→ Input
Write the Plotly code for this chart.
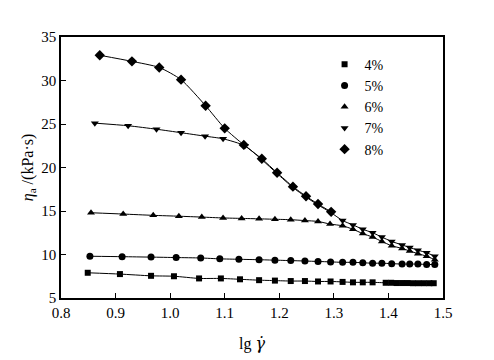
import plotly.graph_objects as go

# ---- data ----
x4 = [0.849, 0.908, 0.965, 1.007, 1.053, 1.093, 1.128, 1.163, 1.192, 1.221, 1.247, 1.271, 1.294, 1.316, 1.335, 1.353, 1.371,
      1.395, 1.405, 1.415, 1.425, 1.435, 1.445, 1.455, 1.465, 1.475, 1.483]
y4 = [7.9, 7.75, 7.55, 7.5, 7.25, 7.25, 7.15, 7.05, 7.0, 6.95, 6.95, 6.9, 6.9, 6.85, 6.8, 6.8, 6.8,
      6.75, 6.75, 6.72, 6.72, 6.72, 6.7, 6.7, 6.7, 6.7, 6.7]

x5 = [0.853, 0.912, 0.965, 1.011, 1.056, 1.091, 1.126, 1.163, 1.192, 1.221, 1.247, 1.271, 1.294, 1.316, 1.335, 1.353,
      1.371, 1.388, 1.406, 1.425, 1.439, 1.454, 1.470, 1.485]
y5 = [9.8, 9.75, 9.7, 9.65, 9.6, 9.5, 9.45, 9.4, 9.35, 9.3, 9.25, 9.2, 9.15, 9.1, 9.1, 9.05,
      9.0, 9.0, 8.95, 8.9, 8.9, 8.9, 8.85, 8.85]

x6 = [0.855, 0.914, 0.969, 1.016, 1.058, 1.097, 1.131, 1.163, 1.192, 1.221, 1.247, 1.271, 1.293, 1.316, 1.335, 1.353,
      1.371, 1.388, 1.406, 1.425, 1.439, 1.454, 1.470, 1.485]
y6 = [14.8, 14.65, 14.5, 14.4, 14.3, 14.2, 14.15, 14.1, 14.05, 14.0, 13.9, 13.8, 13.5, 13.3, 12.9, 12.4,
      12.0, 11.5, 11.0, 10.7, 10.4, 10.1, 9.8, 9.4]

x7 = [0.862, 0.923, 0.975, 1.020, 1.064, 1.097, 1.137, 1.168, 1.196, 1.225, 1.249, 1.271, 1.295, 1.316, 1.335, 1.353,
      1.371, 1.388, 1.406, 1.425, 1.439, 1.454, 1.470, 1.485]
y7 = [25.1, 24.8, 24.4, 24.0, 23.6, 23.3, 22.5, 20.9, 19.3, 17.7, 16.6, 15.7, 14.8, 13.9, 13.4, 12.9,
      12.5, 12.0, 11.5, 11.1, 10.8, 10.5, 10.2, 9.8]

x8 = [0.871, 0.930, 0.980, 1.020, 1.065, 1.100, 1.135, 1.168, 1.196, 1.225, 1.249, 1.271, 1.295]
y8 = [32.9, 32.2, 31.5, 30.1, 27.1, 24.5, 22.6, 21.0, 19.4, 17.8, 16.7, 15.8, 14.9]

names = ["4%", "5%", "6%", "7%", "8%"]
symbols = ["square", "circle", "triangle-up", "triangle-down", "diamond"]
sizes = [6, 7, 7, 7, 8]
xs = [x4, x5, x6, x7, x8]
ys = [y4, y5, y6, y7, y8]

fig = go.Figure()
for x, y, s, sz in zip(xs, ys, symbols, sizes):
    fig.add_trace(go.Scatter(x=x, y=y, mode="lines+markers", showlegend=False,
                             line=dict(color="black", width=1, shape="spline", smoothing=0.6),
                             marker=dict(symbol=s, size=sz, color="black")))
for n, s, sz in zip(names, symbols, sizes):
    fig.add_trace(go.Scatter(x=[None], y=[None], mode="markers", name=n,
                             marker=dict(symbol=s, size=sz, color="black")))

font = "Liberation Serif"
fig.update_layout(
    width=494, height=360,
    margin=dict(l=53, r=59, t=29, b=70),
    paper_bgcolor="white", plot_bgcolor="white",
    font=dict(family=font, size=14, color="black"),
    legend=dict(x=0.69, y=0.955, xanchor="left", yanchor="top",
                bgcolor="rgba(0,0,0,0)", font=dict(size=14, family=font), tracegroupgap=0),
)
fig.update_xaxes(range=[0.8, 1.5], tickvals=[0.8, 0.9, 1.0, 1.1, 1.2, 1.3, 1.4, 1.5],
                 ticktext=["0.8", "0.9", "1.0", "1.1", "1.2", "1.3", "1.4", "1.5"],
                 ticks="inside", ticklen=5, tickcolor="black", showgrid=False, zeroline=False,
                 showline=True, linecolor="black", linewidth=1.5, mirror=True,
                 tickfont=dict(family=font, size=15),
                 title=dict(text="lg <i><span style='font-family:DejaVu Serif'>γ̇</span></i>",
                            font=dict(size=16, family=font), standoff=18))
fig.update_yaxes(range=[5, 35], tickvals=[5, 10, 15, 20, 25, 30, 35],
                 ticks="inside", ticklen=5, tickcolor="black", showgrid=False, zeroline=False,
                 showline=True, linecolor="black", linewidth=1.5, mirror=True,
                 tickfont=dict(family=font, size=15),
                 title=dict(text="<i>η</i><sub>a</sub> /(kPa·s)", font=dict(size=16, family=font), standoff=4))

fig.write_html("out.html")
...
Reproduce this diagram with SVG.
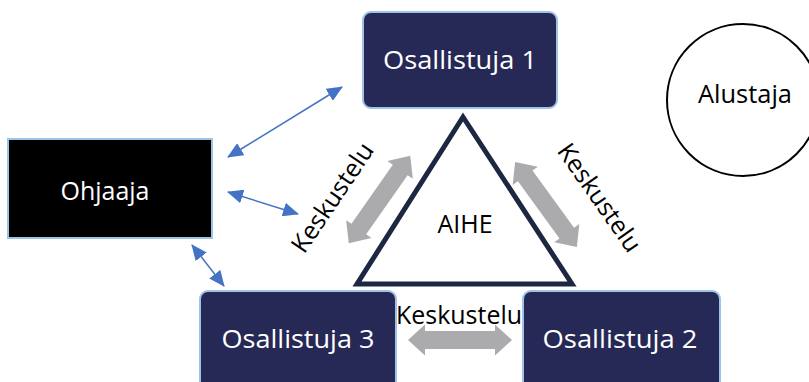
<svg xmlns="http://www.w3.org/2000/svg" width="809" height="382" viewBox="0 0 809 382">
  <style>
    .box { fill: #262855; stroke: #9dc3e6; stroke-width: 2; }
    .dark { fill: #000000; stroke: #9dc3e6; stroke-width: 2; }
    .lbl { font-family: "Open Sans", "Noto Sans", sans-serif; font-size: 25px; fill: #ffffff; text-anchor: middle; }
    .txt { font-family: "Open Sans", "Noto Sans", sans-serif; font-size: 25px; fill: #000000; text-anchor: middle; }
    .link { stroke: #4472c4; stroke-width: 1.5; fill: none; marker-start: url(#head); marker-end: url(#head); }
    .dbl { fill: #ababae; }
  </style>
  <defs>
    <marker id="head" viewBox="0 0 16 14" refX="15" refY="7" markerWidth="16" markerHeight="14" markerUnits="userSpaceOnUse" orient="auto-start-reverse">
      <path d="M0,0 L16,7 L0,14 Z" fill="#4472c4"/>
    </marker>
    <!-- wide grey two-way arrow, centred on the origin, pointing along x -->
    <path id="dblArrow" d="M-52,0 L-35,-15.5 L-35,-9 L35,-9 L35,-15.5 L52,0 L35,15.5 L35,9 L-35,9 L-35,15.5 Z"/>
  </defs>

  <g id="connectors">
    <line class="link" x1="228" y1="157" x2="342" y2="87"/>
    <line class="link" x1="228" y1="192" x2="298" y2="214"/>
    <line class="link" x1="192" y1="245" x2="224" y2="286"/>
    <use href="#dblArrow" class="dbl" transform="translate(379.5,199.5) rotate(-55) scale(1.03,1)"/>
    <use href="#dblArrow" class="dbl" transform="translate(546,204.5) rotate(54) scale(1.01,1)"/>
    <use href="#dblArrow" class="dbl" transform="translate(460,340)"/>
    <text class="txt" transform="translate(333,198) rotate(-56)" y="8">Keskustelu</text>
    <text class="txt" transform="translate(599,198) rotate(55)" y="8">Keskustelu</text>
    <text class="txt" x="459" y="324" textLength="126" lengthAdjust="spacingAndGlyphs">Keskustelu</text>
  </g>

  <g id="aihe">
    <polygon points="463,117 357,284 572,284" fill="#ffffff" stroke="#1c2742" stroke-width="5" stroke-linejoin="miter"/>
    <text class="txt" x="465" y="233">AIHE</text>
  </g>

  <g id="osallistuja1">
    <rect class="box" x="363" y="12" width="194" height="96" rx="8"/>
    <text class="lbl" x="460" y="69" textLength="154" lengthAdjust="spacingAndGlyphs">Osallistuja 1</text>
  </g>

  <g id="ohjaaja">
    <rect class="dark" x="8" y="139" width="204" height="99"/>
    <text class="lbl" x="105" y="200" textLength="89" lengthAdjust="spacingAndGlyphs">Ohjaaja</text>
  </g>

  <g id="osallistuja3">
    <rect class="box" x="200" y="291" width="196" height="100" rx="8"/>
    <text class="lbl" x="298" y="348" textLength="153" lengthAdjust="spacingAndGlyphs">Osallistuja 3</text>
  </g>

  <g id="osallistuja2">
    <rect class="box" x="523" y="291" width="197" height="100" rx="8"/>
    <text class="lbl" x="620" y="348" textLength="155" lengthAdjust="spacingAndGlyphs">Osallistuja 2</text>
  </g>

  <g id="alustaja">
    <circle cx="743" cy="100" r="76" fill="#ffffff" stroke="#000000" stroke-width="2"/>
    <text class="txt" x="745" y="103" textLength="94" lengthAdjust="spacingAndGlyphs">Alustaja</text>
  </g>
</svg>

→ Short problem
Looking above, find the stretch of lines that opens with the one holding "Write the Plotly code for this chart." and closes with the one holding "import plotly.graph_objects as go". Copy it exactly, pictures excluded.

→ Full answer
Write the Plotly code for this chart.
import plotly.graph_objects as go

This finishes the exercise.